Experiencing the PRESENCE of the Lord Jesus Christ.
One of the last things Jesus said was one of the most important; “I WILL BE WITH YOU ALWAYS.” The promise is, again, unlimited on the divine end; anytime, anywhere, Jesus will be with us.
But there is also a condition and it is still creating a faithful community; “WHERE TWO OR THREE COME TOGETHER IN MY NAME.” The presence of the Christ i/t grace by which the power becomes available. His is the name in which we pray to occasion these powerful experiences of the Kingdom of God breaking into everyday life.
“’Will the Circle Be Unbroken?’ is a popular Christian hymn written in 1907 by Ada R. Habershon with music by Charles H. Gabriel. The song is often recorded unattributed and, because of its age, has lapsed into the public domain. Most of the chorus appears in the later songs “Can the circle be Unbroken?” and “Daddy Sang Bass“.

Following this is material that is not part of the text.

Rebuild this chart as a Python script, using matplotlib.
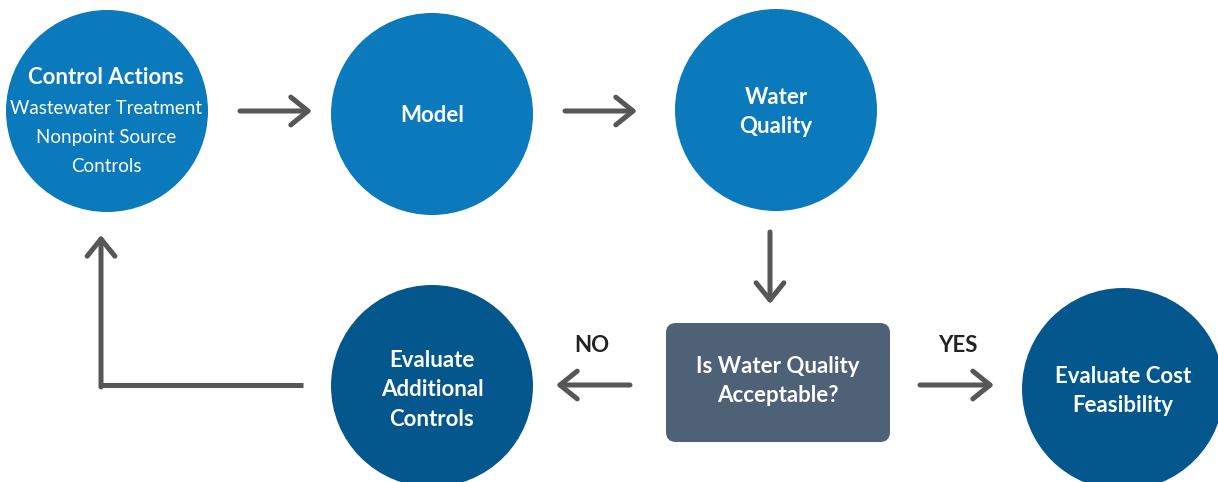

I was surprised to learn that “two versions of the hymn are featured in the soundtrack for the 2013 video game BioShock Infinite: a traditional choir version and an award winning acoustic version. The song won ‘the Best Song in a Game’ award during the VGX 2013. An episode of Pretty Little Liars was titled after the hymn and featured the song within the episode. The song also appeared in the film Iron Jawed Angels. In 2012, a Belgian film called The Broken Circle Breakdown used the song on its soundtrack. The band featured in the film, “The Broken Circle Breakdown Band” is currently (2014) touring Europe with their versions of American folk tunes.” <Retrieved from Wikipedia on 1 March 2014.>
Why the interest in a hundred year-old hymn? Why are these secular creators of game and film hanging their musical hat on sentiments that are more often ridiculed in our “politically correct” culture? Various explanations are possible, but I believe it’s because secular culture fails to feed our soul. It is inadequate for divine relationship and not much better at supplying meaningful and positive human relationships either. We long for transcendence, for spirituality, for God. Keeping the circle intact is best achieved through the spiritual direction and the Spirit-filled life that Jesus offers us. I invite you to receive and practice this life.